[TASK STATEMENT]: The records below must be transcribed exactly. Do not include the pictures.
---------- ENTRIES SHOWN
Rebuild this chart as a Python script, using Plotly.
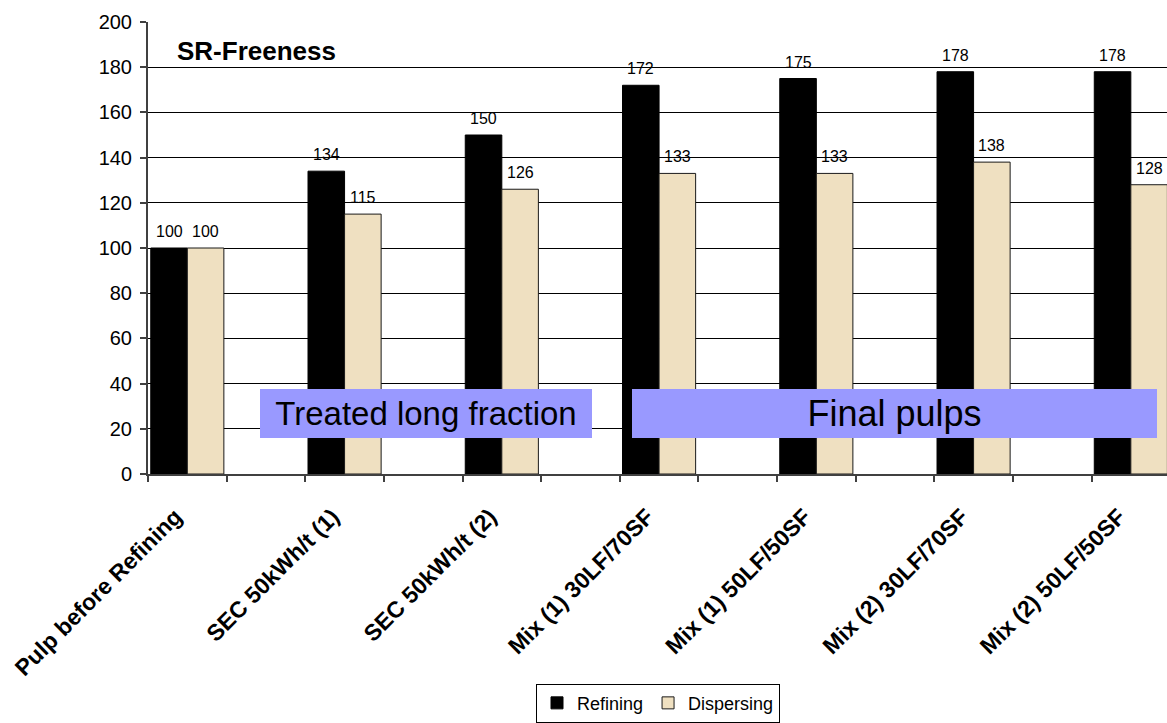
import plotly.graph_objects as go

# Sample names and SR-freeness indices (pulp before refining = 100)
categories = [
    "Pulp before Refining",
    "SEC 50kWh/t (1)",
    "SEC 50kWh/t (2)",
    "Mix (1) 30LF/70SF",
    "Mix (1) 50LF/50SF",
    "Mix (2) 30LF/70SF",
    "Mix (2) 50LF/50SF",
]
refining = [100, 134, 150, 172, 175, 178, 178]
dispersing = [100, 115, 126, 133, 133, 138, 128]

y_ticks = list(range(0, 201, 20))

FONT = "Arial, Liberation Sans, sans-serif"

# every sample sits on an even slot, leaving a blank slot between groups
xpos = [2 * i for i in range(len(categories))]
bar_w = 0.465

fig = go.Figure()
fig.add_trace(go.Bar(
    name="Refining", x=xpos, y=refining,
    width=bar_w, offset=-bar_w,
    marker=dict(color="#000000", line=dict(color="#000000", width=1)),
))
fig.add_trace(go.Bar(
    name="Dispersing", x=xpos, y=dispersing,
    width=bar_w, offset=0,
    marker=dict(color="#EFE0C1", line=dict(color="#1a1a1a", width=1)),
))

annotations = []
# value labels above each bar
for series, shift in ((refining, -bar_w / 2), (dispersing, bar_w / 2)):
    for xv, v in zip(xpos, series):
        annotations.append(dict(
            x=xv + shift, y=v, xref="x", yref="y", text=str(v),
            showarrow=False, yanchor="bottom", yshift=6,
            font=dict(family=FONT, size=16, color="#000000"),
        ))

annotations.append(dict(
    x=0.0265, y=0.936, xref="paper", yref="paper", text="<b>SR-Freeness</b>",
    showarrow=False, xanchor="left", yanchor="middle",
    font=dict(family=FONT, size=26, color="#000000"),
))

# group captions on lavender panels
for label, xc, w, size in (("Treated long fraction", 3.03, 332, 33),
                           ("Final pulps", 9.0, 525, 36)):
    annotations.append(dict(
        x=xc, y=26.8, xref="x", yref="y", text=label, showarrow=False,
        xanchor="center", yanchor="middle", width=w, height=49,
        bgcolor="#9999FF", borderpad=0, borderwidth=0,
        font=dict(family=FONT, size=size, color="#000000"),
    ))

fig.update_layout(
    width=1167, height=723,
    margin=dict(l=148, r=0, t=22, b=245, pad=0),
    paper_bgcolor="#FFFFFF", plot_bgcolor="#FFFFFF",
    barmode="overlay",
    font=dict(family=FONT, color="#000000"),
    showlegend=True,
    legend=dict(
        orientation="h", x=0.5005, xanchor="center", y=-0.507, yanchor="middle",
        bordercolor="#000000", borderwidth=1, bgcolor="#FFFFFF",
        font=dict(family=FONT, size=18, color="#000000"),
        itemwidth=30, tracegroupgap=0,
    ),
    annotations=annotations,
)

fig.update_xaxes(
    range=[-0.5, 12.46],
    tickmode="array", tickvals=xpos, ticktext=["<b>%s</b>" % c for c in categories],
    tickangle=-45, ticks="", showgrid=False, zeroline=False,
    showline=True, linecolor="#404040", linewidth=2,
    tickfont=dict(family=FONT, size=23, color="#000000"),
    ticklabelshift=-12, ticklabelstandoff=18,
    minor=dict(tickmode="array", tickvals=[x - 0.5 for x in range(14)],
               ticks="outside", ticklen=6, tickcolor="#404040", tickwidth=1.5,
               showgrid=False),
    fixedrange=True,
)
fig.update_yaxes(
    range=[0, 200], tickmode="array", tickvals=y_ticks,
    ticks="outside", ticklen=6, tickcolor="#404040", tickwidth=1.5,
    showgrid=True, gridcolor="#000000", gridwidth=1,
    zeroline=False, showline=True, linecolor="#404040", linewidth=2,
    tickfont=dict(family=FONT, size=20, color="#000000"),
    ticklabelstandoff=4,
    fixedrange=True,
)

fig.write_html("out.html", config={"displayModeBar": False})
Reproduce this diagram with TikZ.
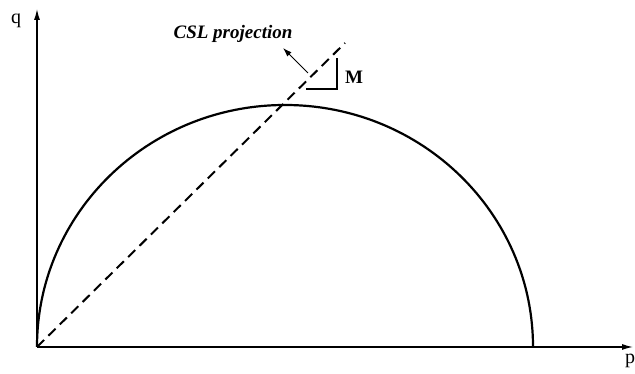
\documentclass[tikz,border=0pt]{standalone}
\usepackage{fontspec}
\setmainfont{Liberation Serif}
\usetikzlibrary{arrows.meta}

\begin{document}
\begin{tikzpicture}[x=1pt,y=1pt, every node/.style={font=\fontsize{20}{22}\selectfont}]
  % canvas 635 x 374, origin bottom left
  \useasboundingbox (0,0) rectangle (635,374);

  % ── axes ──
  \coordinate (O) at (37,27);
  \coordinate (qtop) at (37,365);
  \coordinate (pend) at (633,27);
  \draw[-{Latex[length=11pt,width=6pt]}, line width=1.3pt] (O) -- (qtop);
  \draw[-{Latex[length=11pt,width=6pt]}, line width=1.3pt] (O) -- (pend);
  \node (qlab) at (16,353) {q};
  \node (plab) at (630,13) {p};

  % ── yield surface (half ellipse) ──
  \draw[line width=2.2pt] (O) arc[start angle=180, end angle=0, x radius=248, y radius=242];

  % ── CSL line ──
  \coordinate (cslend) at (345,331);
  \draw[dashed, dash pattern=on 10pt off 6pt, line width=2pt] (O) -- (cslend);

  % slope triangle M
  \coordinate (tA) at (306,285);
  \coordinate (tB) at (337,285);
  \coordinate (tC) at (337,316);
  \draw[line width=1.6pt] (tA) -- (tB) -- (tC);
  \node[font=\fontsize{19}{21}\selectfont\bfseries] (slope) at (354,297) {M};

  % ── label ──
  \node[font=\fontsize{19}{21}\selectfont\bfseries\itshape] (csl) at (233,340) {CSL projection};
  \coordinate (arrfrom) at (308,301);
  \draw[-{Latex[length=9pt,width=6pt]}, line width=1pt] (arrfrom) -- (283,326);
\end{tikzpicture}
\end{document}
--------------------
[EXPECTED ANSWER]:
Rebuild this chart as a Python script, using Plotly.
import plotly.graph_objects as go

# Sample names and SR-freeness indices (pulp before refining = 100)
categories = [
    "Pulp before Refining",
    "SEC 50kWh/t (1)",
    "SEC 50kWh/t (2)",
    "Mix (1) 30LF/70SF",
    "Mix (1) 50LF/50SF",
    "Mix (2) 30LF/70SF",
    "Mix (2) 50LF/50SF",
]
refining = [100, 134, 150, 172, 175, 178, 178]
dispersing = [100, 115, 126, 133, 133, 138, 128]

y_ticks = list(range(0, 201, 20))

FONT = "Arial, Liberation Sans, sans-serif"

# every sample sits on an even slot, leaving a blank slot between groups
xpos = [2 * i for i in range(len(categories))]
bar_w = 0.465

fig = go.Figure()
fig.add_trace(go.Bar(
    name="Refining", x=xpos, y=refining,
    width=bar_w, offset=-bar_w,
    marker=dict(color="#000000", line=dict(color="#000000", width=1)),
))
fig.add_trace(go.Bar(
    name="Dispersing", x=xpos, y=dispersing,
    width=bar_w, offset=0,
    marker=dict(color="#EFE0C1", line=dict(color="#1a1a1a", width=1)),
))

annotations = []
# value labels above each bar
for series, shift in ((refining, -bar_w / 2), (dispersing, bar_w / 2)):
    for xv, v in zip(xpos, series):
        annotations.append(dict(
            x=xv + shift, y=v, xref="x", yref="y", text=str(v),
            showarrow=False, yanchor="bottom", yshift=6,
            font=dict(family=FONT, size=16, color="#000000"),
        ))

annotations.append(dict(
    x=0.0265, y=0.936, xref="paper", yref="paper", text="<b>SR-Freeness</b>",
    showarrow=False, xanchor="left", yanchor="middle",
    font=dict(family=FONT, size=26, color="#000000"),
))

# group captions on lavender panels
for label, xc, w, size in (("Treated long fraction", 3.03, 332, 33),
                           ("Final pulps", 9.0, 525, 36)):
    annotations.append(dict(
        x=xc, y=26.8, xref="x", yref="y", text=label, showarrow=False,
        xanchor="center", yanchor="middle", width=w, height=49,
        bgcolor="#9999FF", borderpad=0, borderwidth=0,
        font=dict(family=FONT, size=size, color="#000000"),
    ))

fig.update_layout(
    width=1167, height=723,
    margin=dict(l=148, r=0, t=22, b=245, pad=0),
    paper_bgcolor="#FFFFFF", plot_bgcolor="#FFFFFF",
    barmode="overlay",
    font=dict(family=FONT, color="#000000"),
    showlegend=True,
    legend=dict(
        orientation="h", x=0.5005, xanchor="center", y=-0.507, yanchor="middle",
        bordercolor="#000000", borderwidth=1, bgcolor="#FFFFFF",
        font=dict(family=FONT, size=18, color="#000000"),
        itemwidth=30, tracegroupgap=0,
    ),
    annotations=annotations,
)

fig.update_xaxes(
    range=[-0.5, 12.46],
    tickmode="array", tickvals=xpos, ticktext=["<b>%s</b>" % c for c in categories],
    tickangle=-45, ticks="", showgrid=False, zeroline=False,
    showline=True, linecolor="#404040", linewidth=2,
    tickfont=dict(family=FONT, size=23, color="#000000"),
    ticklabelshift=-12, ticklabelstandoff=18,
    minor=dict(tickmode="array", tickvals=[x - 0.5 for x in range(14)],
               ticks="outside", ticklen=6, tickcolor="#404040", tickwidth=1.5,
               showgrid=False),
    fixedrange=True,
)
fig.update_yaxes(
    range=[0, 200], tickmode="array", tickvals=y_ticks,
    ticks="outside", ticklen=6, tickcolor="#404040", tickwidth=1.5,
    showgrid=True, gridcolor="#000000", gridwidth=1,
    zeroline=False, showline=True, linecolor="#404040", linewidth=2,
    tickfont=dict(family=FONT, size=20, color="#000000"),
    ticklabelstandoff=4,
    fixedrange=True,
)

fig.write_html("out.html", config={"displayModeBar": False})
Reproduce this diagram with TikZ.
\documentclass[tikz,border=0pt]{standalone}
\usepackage{fontspec}
\setmainfont{Liberation Serif}
\usetikzlibrary{arrows.meta}

\begin{document}
\begin{tikzpicture}[x=1pt,y=1pt, every node/.style={font=\fontsize{20}{22}\selectfont}]
  % canvas 635 x 374, origin bottom left
  \useasboundingbox (0,0) rectangle (635,374);

  % ── axes ──
  \coordinate (O) at (37,27);
  \coordinate (qtop) at (37,365);
  \coordinate (pend) at (633,27);
  \draw[-{Latex[length=11pt,width=6pt]}, line width=1.3pt] (O) -- (qtop);
  \draw[-{Latex[length=11pt,width=6pt]}, line width=1.3pt] (O) -- (pend);
  \node (qlab) at (16,353) {q};
  \node (plab) at (630,13) {p};

  % ── yield surface (half ellipse) ──
  \draw[line width=2.2pt] (O) arc[start angle=180, end angle=0, x radius=248, y radius=242];

  % ── CSL line ──
  \coordinate (cslend) at (345,331);
  \draw[dashed, dash pattern=on 10pt off 6pt, line width=2pt] (O) -- (cslend);

  % slope triangle M
  \coordinate (tA) at (306,285);
  \coordinate (tB) at (337,285);
  \coordinate (tC) at (337,316);
  \draw[line width=1.6pt] (tA) -- (tB) -- (tC);
  \node[font=\fontsize{19}{21}\selectfont\bfseries] (slope) at (354,297) {M};

  % ── label ──
  \node[font=\fontsize{19}{21}\selectfont\bfseries\itshape] (csl) at (233,340) {CSL projection};
  \coordinate (arrfrom) at (308,301);
  \draw[-{Latex[length=9pt,width=6pt]}, line width=1pt] (arrfrom) -- (283,326);
\end{tikzpicture}
\end{document}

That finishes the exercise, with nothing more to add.